Written task: Give every entry again, unchanged, and leave its images out.

── Material to process

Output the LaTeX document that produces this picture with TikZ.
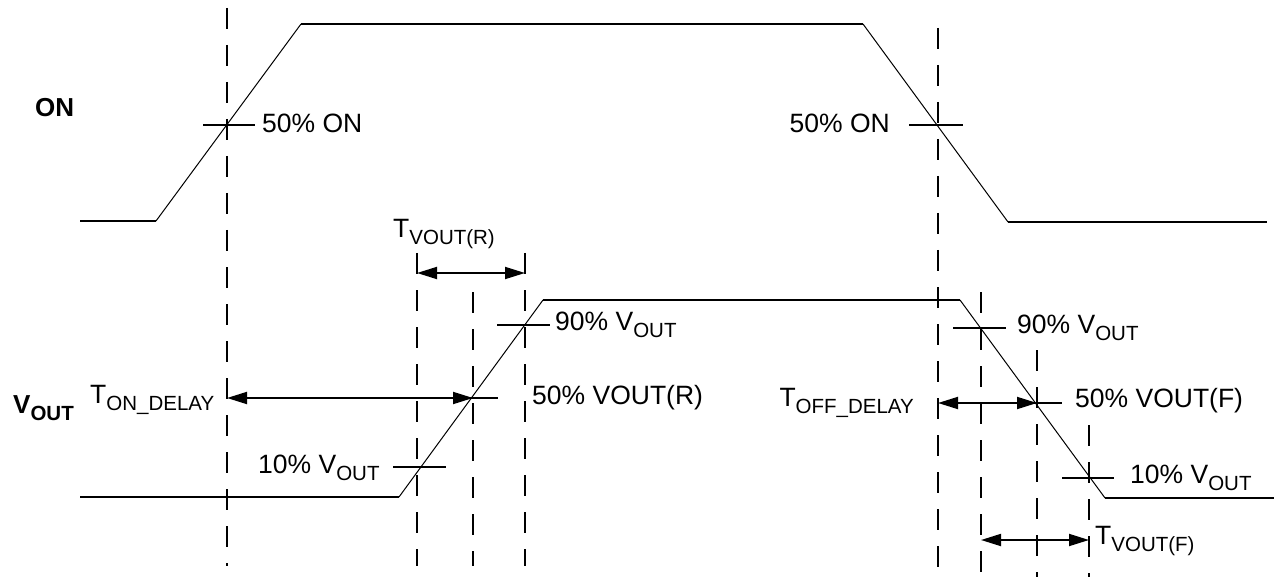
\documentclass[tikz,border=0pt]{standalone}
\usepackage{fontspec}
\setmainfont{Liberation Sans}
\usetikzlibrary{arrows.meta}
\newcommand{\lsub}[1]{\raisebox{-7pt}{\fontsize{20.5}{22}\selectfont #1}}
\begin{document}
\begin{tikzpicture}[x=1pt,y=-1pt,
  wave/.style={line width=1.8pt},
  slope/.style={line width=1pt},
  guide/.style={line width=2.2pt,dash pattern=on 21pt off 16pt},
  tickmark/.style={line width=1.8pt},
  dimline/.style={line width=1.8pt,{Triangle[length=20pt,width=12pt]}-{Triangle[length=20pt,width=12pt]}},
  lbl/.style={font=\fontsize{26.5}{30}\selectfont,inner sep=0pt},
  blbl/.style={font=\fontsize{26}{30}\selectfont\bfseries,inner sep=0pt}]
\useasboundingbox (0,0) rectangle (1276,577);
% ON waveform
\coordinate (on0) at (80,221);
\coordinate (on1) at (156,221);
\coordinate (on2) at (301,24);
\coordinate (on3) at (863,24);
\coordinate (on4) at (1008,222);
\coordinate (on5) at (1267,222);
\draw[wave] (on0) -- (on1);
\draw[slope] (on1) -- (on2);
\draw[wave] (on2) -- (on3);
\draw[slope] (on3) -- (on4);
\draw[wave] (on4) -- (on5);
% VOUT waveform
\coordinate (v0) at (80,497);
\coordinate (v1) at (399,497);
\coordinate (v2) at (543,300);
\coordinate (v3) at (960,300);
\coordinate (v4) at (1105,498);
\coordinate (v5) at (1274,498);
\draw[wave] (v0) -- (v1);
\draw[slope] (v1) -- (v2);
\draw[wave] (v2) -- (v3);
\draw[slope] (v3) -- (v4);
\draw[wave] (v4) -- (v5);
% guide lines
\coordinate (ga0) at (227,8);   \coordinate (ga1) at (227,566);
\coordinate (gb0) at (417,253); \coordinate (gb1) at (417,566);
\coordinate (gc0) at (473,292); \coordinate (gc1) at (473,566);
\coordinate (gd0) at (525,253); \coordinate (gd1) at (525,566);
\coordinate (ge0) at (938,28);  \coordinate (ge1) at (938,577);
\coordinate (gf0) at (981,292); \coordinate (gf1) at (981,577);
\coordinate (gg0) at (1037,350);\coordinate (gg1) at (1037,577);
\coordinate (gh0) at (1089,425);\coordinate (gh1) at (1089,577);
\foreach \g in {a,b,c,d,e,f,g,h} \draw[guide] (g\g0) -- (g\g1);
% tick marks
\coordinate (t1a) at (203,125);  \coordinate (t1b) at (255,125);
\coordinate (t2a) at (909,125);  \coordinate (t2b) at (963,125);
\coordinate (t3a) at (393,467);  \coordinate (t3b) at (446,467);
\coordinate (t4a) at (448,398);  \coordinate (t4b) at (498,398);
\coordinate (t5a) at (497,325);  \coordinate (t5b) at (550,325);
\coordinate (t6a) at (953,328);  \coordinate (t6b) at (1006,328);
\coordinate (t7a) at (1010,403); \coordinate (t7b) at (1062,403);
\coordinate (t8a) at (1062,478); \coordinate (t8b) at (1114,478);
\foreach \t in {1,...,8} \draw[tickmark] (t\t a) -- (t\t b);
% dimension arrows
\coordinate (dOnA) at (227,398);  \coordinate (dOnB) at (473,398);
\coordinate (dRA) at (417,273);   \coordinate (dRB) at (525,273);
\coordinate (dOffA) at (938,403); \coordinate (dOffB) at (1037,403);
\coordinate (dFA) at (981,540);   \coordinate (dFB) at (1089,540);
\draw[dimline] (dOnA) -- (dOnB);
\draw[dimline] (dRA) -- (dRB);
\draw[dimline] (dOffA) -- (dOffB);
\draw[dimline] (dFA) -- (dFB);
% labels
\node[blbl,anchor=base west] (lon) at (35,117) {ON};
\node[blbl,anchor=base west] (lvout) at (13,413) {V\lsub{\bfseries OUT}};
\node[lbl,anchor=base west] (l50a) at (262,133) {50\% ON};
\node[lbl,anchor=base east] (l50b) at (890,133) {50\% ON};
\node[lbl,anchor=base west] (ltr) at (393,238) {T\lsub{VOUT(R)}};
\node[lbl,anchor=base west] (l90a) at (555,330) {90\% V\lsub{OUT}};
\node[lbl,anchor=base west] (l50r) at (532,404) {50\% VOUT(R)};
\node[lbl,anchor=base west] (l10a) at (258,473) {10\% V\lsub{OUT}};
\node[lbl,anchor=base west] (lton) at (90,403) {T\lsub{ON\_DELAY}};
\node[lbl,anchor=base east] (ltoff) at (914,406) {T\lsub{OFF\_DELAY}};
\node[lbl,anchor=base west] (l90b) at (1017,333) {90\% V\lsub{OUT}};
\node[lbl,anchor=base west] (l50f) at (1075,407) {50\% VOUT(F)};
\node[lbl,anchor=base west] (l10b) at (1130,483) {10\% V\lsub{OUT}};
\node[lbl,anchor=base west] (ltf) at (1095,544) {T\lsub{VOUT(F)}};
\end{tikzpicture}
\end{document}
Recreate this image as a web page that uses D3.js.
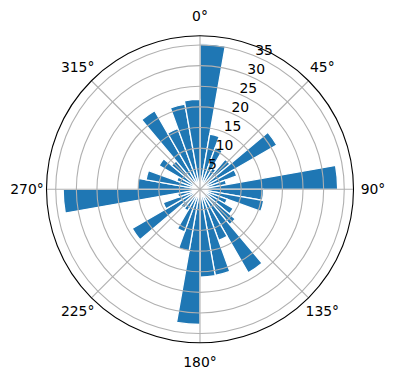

────

Answer below:
Output the LaTeX document that produces this picture with TikZ.
\documentclass[tikz,border=0pt]{standalone}
\usepackage{fontspec}
\setmainfont{Liberation Sans}
\usetikzlibrary{arrows.meta}
\newcommand{\lsub}[1]{\raisebox{-7pt}{\fontsize{20.5}{22}\selectfont #1}}
\begin{document}
\begin{tikzpicture}[x=1pt,y=-1pt,
  wave/.style={line width=1.8pt},
  slope/.style={line width=1pt},
  guide/.style={line width=2.2pt,dash pattern=on 21pt off 16pt},
  tickmark/.style={line width=1.8pt},
  dimline/.style={line width=1.8pt,{Triangle[length=20pt,width=12pt]}-{Triangle[length=20pt,width=12pt]}},
  lbl/.style={font=\fontsize{26.5}{30}\selectfont,inner sep=0pt},
  blbl/.style={font=\fontsize{26}{30}\selectfont\bfseries,inner sep=0pt}]
\useasboundingbox (0,0) rectangle (1276,577);
% ON waveform
\coordinate (on0) at (80,221);
\coordinate (on1) at (156,221);
\coordinate (on2) at (301,24);
\coordinate (on3) at (863,24);
\coordinate (on4) at (1008,222);
\coordinate (on5) at (1267,222);
\draw[wave] (on0) -- (on1);
\draw[slope] (on1) -- (on2);
\draw[wave] (on2) -- (on3);
\draw[slope] (on3) -- (on4);
\draw[wave] (on4) -- (on5);
% VOUT waveform
\coordinate (v0) at (80,497);
\coordinate (v1) at (399,497);
\coordinate (v2) at (543,300);
\coordinate (v3) at (960,300);
\coordinate (v4) at (1105,498);
\coordinate (v5) at (1274,498);
\draw[wave] (v0) -- (v1);
\draw[slope] (v1) -- (v2);
\draw[wave] (v2) -- (v3);
\draw[slope] (v3) -- (v4);
\draw[wave] (v4) -- (v5);
% guide lines
\coordinate (ga0) at (227,8);   \coordinate (ga1) at (227,566);
\coordinate (gb0) at (417,253); \coordinate (gb1) at (417,566);
\coordinate (gc0) at (473,292); \coordinate (gc1) at (473,566);
\coordinate (gd0) at (525,253); \coordinate (gd1) at (525,566);
\coordinate (ge0) at (938,28);  \coordinate (ge1) at (938,577);
\coordinate (gf0) at (981,292); \coordinate (gf1) at (981,577);
\coordinate (gg0) at (1037,350);\coordinate (gg1) at (1037,577);
\coordinate (gh0) at (1089,425);\coordinate (gh1) at (1089,577);
\foreach \g in {a,b,c,d,e,f,g,h} \draw[guide] (g\g0) -- (g\g1);
% tick marks
\coordinate (t1a) at (203,125);  \coordinate (t1b) at (255,125);
\coordinate (t2a) at (909,125);  \coordinate (t2b) at (963,125);
\coordinate (t3a) at (393,467);  \coordinate (t3b) at (446,467);
\coordinate (t4a) at (448,398);  \coordinate (t4b) at (498,398);
\coordinate (t5a) at (497,325);  \coordinate (t5b) at (550,325);
\coordinate (t6a) at (953,328);  \coordinate (t6b) at (1006,328);
\coordinate (t7a) at (1010,403); \coordinate (t7b) at (1062,403);
\coordinate (t8a) at (1062,478); \coordinate (t8b) at (1114,478);
\foreach \t in {1,...,8} \draw[tickmark] (t\t a) -- (t\t b);
% dimension arrows
\coordinate (dOnA) at (227,398);  \coordinate (dOnB) at (473,398);
\coordinate (dRA) at (417,273);   \coordinate (dRB) at (525,273);
\coordinate (dOffA) at (938,403); \coordinate (dOffB) at (1037,403);
\coordinate (dFA) at (981,540);   \coordinate (dFB) at (1089,540);
\draw[dimline] (dOnA) -- (dOnB);
\draw[dimline] (dRA) -- (dRB);
\draw[dimline] (dOffA) -- (dOffB);
\draw[dimline] (dFA) -- (dFB);
% labels
\node[blbl,anchor=base west] (lon) at (35,117) {ON};
\node[blbl,anchor=base west] (lvout) at (13,413) {V\lsub{\bfseries OUT}};
\node[lbl,anchor=base west] (l50a) at (262,133) {50\% ON};
\node[lbl,anchor=base east] (l50b) at (890,133) {50\% ON};
\node[lbl,anchor=base west] (ltr) at (393,238) {T\lsub{VOUT(R)}};
\node[lbl,anchor=base west] (l90a) at (555,330) {90\% V\lsub{OUT}};
\node[lbl,anchor=base west] (l50r) at (532,404) {50\% VOUT(R)};
\node[lbl,anchor=base west] (l10a) at (258,473) {10\% V\lsub{OUT}};
\node[lbl,anchor=base west] (lton) at (90,403) {T\lsub{ON\_DELAY}};
\node[lbl,anchor=base east] (ltoff) at (914,406) {T\lsub{OFF\_DELAY}};
\node[lbl,anchor=base west] (l90b) at (1017,333) {90\% V\lsub{OUT}};
\node[lbl,anchor=base west] (l50f) at (1075,407) {50\% VOUT(F)};
\node[lbl,anchor=base west] (l10b) at (1130,483) {10\% V\lsub{OUT}};
\node[lbl,anchor=base west] (ltf) at (1095,544) {T\lsub{VOUT(F)}};
\end{tikzpicture}
\end{document}
Recreate this image as a web page that uses D3.js.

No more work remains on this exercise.